Mi padre era de
esos hombres del siglo pasado que tenía cada día organizado minuciosamente. Se
levantaba temprano y salía a cumplir con sus tareas de bancos, oficinas y luego
al regresar entraba al consultorio que estaba en el frente de la casa y se
vestía como lo que era un odontólogo impecable.
Tenía los turnos
escritos en un carnet y como sus clientes lo conocían y sabían que nunca los
hacía esperar, llegaban a horario.
Cuando abría la
puerta que separaba la sala de espera al espacio donde brillaba su equipo,
comenzaba la danza. Había clientes valientes, otros miedosos y otros
aterrorizados. Tengo que aceptar que en esa época el ruido del torno era
horrible. Yo odiaba cuando papá nos hacía entrar para revisarnos. Temblaba.
Todo era normal
durante la semana, pero cuando llegaba el domingo…mi padre se transformaba.
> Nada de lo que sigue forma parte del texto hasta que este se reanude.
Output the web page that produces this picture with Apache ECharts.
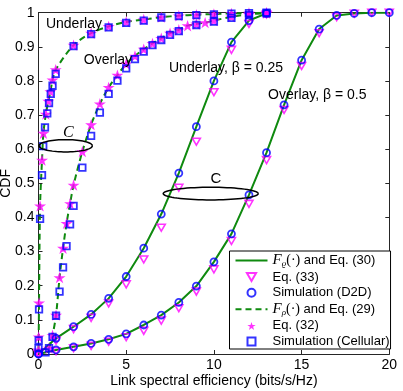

Lo
primero nos llevaba a misa de la mañana o a las diez o a las once, luego nos
sentaba a comer los “tallarines” caseros que amasaba mamá con tuco de pollo
casero también que religiosamente nos regalaba nuestra abuela paterna los
sábados y luego sentado junto a la “radio” de madera lustrada con diales de
baquelita, comenzaba el:” Partido”.
Había que hacer
silencio. Nosotras tres hijas mujeres y mamá, a leer o a bordar cerca de él, en
silencio. Yo, me abstraía y volaba con mis libros de cuentos de la colección
“Robin Hood” y mi hermana mayor dibujaba con tinta china y plumín cucharita, en
papel bellísimos trazos de flores y paisajes. Mi hermana del medio, era la más
rebelde, recortaba de la revista “Para Ti” fotos de artistas de cine.
Papá se
transformaba. Se paraba, se sentaba, bufaba, según fuera lo que relataba el
locutor. El grito de Goooolllll solía asustarnos un poco. ¡Nunca lo escuché,
eso sí, decir una mala palabra! Pero a veces cuando el partido era peliagudo y
ganaba su equipo favorito, se paraba y abrazaba a mi mamá y nos daba un beso a
nosotras, que no entendíamos nada.
Una vez, me
llevó a la cancha. Era en el parque General San Martín; el club Gimnasia y
Esgrima, y me sentó en un asiento que llevaba su nombre y apellido. Miró un
partido de los chicos que recién empezaban a patear el balón. Yo me distraía y
él, pobre, trataba que me interesara lo que pasaba. ¡Dios no le dio un hijo
varón y yo ni entendía ni me gustaba ver a ese montón de muchachitos peleando
detrás de una pelota! ¡Pobre papá!
Salió dándome la
mano y eso me gustó tanto que le pedí que me llevara cuando quisiera. No pudo
ser muy seguido, pues él, era un profesional muy requerido.
Pasó el tiempo y
cuando justo apareció la
Televisión en blanco y negro, se enfermó y al poco tiempo
falleció.
Lo lloraron su
amigos, sus clientes y nosotros quedamos desoladas y sin tener casi sin qué
comer. Mamá hizo malabarismos para terminar de educarnos y criarnos y el sábado,
aunque no nos gustara el fútbol, mamá se sentaba junto al aparato de televisión
y miraba un partido en su nombre. ¡Nunca me voy a olvidar cuando llegó el
televisor a color para el Mundial de 78!
Por primera vez, nos sentamos todas y lloramos la ausencia de papá, ¿Él
estaría entre esa multitud ruidosa mirando un partido? ¡Vaya uno a saber!